| Problem details |
Transcribe the material verbatim in full; the pictures do not belong in the copy.
++++ Material provided
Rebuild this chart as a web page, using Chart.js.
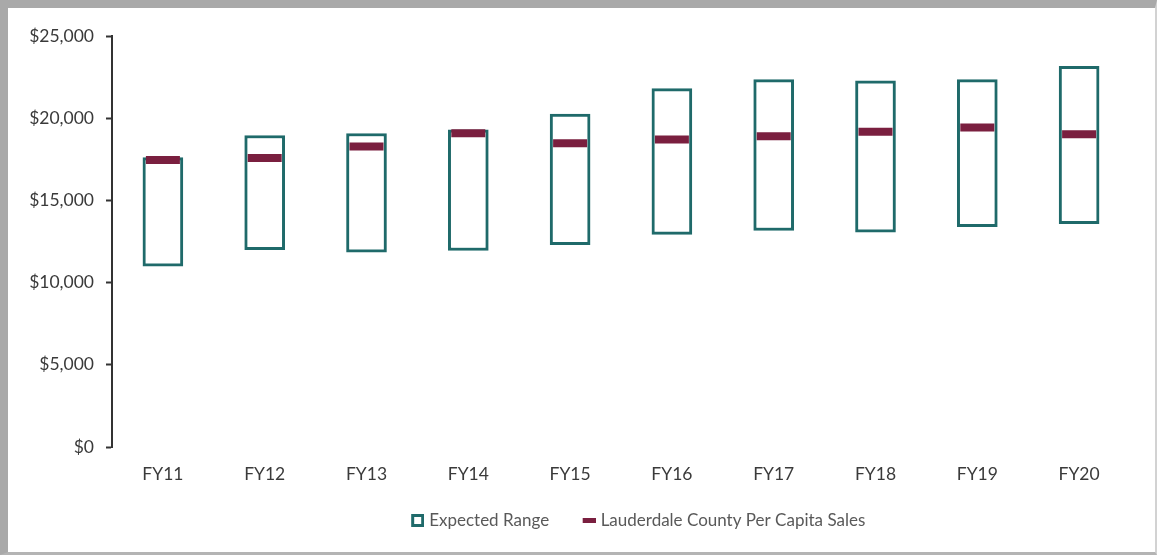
<!DOCTYPE html>
<html>
<head>
<meta charset="utf-8">
<script src="https://cdn.jsdelivr.net/npm/chart.js@4/dist/chart.umd.min.js"></script>
<style>
  html, body { margin: 0; padding: 0; background: #fff; }
  #frame {
    width: 1157px; height: 555px; box-sizing: border-box;
    border-top: 8px solid #a9a9a9; border-left: 8px solid #a9a9a9;
    border-right: 2px solid #d2d2d2; border-bottom: 3px solid #b4b4b4;
    background: #fff;
  }
  #chart { display: block; }
</style>
</head>
<body>
<div id="frame"><canvas id="chart" width="1147" height="544"></canvas></div>
<script>
// Chart data
const years = ['FY11', 'FY12', 'FY13', 'FY14', 'FY15', 'FY16', 'FY17', 'FY18', 'FY19', 'FY20'];
const rangeLow  = [11000, 12000, 11850, 11950, 12300, 12930, 13170, 13070, 13400, 13580];
const rangeHigh = [17600, 18950, 19070, 19300, 20250, 21800, 22350, 22280, 22350, 23150];
const countySales = [17450, 17580, 18280, 19080, 18480, 18700, 18900, 19180, 19440, 19030];
const yTicks = [0, 5000, 10000, 15000, 20000, 25000];

const teal = '#1f6a6a';
const maroon = '#7a1f3f';
const legendShift = 6;

// small legend icons (left part left transparent for spacing)
function makeIcon(w, h, draw) {
    const c = document.createElement('canvas');
    c.width = w; c.height = h;
    draw(c.getContext('2d'));
    return c;
}
const rangeIcon = makeIcon(39, 13, ctx => {
    ctx.strokeStyle = teal;
    ctx.lineWidth = 3;
    ctx.strokeRect(27.5, 1.5, 10, 10);
});
const salesIcon = makeIcon(39, 5, ctx => {
    ctx.fillStyle = maroon;
    ctx.fillRect(26, 0, 13, 5);
});

// nudge the legend row sideways
const legendNudge = {
    id: 'legendNudge',
    afterLayout(chart) {
        chart.legend.left += legendShift;
        chart.legend.right += legendShift;
    }
};

const ctx = document.getElementById('chart').getContext('2d');
new Chart(ctx, {
    data: {
        labels: years,
        datasets: [{
            type: 'line',
            label: 'Lauderdale County Per Capita Sales',
            data: countySales,
            showLine: false,
            pointStyle: 'line',
            pointRadius: 17,
            pointHoverRadius: 17,
            pointBorderWidth: 8,
            pointHoverBorderWidth: 8,
            borderColor: maroon,
            order: 0
        }, {
            type: 'bar',
            label: 'Expected Range',
            data: years.map((y, i) => [rangeLow[i], rangeHigh[i]]),
            backgroundColor: '#ffffff',
            borderColor: teal,
            borderWidth: 3,
            borderSkipped: false,
            barThickness: 40,
            order: 1
        }]
    },
    plugins: [legendNudge],
    options: {
        responsive: false,
        animation: false,
        layout: {
            padding: { top: 28, right: 19, bottom: 13, left: 0 }
        },
        plugins: {
            tooltip: { enabled: false },
            legend: {
                position: 'bottom',
                fullSize: false,
                labels: {
                    font: { family: 'Lato', size: 17 },
                    color: '#595959',
                    usePointStyle: true,
                    pointStyleWidth: 32,
                    boxHeight: 13,
                    padding: 11,
                    generateLabels: () => [
                        { text: 'Expected Range', pointStyle: rangeIcon, fontColor: '#595959', datasetIndex: 1 },
                        { text: 'Lauderdale County Per Capita Sales', pointStyle: salesIcon, fontColor: '#595959', datasetIndex: 0 }
                    ]
                }
            }
        },
        scales: {
            x: {
                grid: { display: false, drawTicks: false },
                border: { display: false },
                ticks: {
                    font: { family: 'Lato', size: 17.5 },
                    color: '#3a3a3a',
                    padding: 16.5
                }
            },
            y: {
                min: 0,
                max: 25000,
                afterFit: scale => { scale.width = 104; },
                afterBuildTicks: scale => { scale.ticks = yTicks.map(v => ({ value: v })); },
                grid: {
                    drawOnChartArea: false,
                    tickLength: 6,
                    tickWidth: 2,
                    tickColor: '#333333'
                },
                border: { color: '#333333', width: 2 },
                ticks: {
                    font: { family: 'Lato', size: 17.5 },
                    color: '#3a3a3a',
                    padding: 12,
                    callback: v => '$' + v.toLocaleString('en-US')
                }
            }
        }
    }
});
</script>
</body>
</html>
++++++++
| Complete output |
Rebuild this chart as a web page, using Chart.js.
<!DOCTYPE html>
<html>
<head>
<meta charset="utf-8">
<script src="https://cdn.jsdelivr.net/npm/chart.js@4/dist/chart.umd.min.js"></script>
<style>
  html, body { margin: 0; padding: 0; background: #fff; }
  #frame {
    width: 1157px; height: 555px; box-sizing: border-box;
    border-top: 8px solid #a9a9a9; border-left: 8px solid #a9a9a9;
    border-right: 2px solid #d2d2d2; border-bottom: 3px solid #b4b4b4;
    background: #fff;
  }
  #chart { display: block; }
</style>
</head>
<body>
<div id="frame"><canvas id="chart" width="1147" height="544"></canvas></div>
<script>
// Chart data
const years = ['FY11', 'FY12', 'FY13', 'FY14', 'FY15', 'FY16', 'FY17', 'FY18', 'FY19', 'FY20'];
const rangeLow  = [11000, 12000, 11850, 11950, 12300, 12930, 13170, 13070, 13400, 13580];
const rangeHigh = [17600, 18950, 19070, 19300, 20250, 21800, 22350, 22280, 22350, 23150];
const countySales = [17450, 17580, 18280, 19080, 18480, 18700, 18900, 19180, 19440, 19030];
const yTicks = [0, 5000, 10000, 15000, 20000, 25000];

const teal = '#1f6a6a';
const maroon = '#7a1f3f';
const legendShift = 6;

// small legend icons (left part left transparent for spacing)
function makeIcon(w, h, draw) {
    const c = document.createElement('canvas');
    c.width = w; c.height = h;
    draw(c.getContext('2d'));
    return c;
}
const rangeIcon = makeIcon(39, 13, ctx => {
    ctx.strokeStyle = teal;
    ctx.lineWidth = 3;
    ctx.strokeRect(27.5, 1.5, 10, 10);
});
const salesIcon = makeIcon(39, 5, ctx => {
    ctx.fillStyle = maroon;
    ctx.fillRect(26, 0, 13, 5);
});

// nudge the legend row sideways
const legendNudge = {
    id: 'legendNudge',
    afterLayout(chart) {
        chart.legend.left += legendShift;
        chart.legend.right += legendShift;
    }
};

const ctx = document.getElementById('chart').getContext('2d');
new Chart(ctx, {
    data: {
        labels: years,
        datasets: [{
            type: 'line',
            label: 'Lauderdale County Per Capita Sales',
            data: countySales,
            showLine: false,
            pointStyle: 'line',
            pointRadius: 17,
            pointHoverRadius: 17,
            pointBorderWidth: 8,
            pointHoverBorderWidth: 8,
            borderColor: maroon,
            order: 0
        }, {
            type: 'bar',
            label: 'Expected Range',
            data: years.map((y, i) => [rangeLow[i], rangeHigh[i]]),
            backgroundColor: '#ffffff',
            borderColor: teal,
            borderWidth: 3,
            borderSkipped: false,
            barThickness: 40,
            order: 1
        }]
    },
    plugins: [legendNudge],
    options: {
        responsive: false,
        animation: false,
        layout: {
            padding: { top: 28, right: 19, bottom: 13, left: 0 }
        },
        plugins: {
            tooltip: { enabled: false },
            legend: {
                position: 'bottom',
                fullSize: false,
                labels: {
                    font: { family: 'Lato', size: 17 },
                    color: '#595959',
                    usePointStyle: true,
                    pointStyleWidth: 32,
                    boxHeight: 13,
                    padding: 11,
                    generateLabels: () => [
                        { text: 'Expected Range', pointStyle: rangeIcon, fontColor: '#595959', datasetIndex: 1 },
                        { text: 'Lauderdale County Per Capita Sales', pointStyle: salesIcon, fontColor: '#595959', datasetIndex: 0 }
                    ]
                }
            }
        },
        scales: {
            x: {
                grid: { display: false, drawTicks: false },
                border: { display: false },
                ticks: {
                    font: { family: 'Lato', size: 17.5 },
                    color: '#3a3a3a',
                    padding: 16.5
                }
            },
            y: {
                min: 0,
                max: 25000,
                afterFit: scale => { scale.width = 104; },
                afterBuildTicks: scale => { scale.ticks = yTicks.map(v => ({ value: v })); },
                grid: {
                    drawOnChartArea: false,
                    tickLength: 6,
                    tickWidth: 2,
                    tickColor: '#333333'
                },
                border: { color: '#333333', width: 2 },
                ticks: {
                    font: { family: 'Lato', size: 17.5 },
                    color: '#3a3a3a',
                    padding: 12,
                    callback: v => '$' + v.toLocaleString('en-US')
                }
            }
        }
    }
});
</script>
</body>
</html>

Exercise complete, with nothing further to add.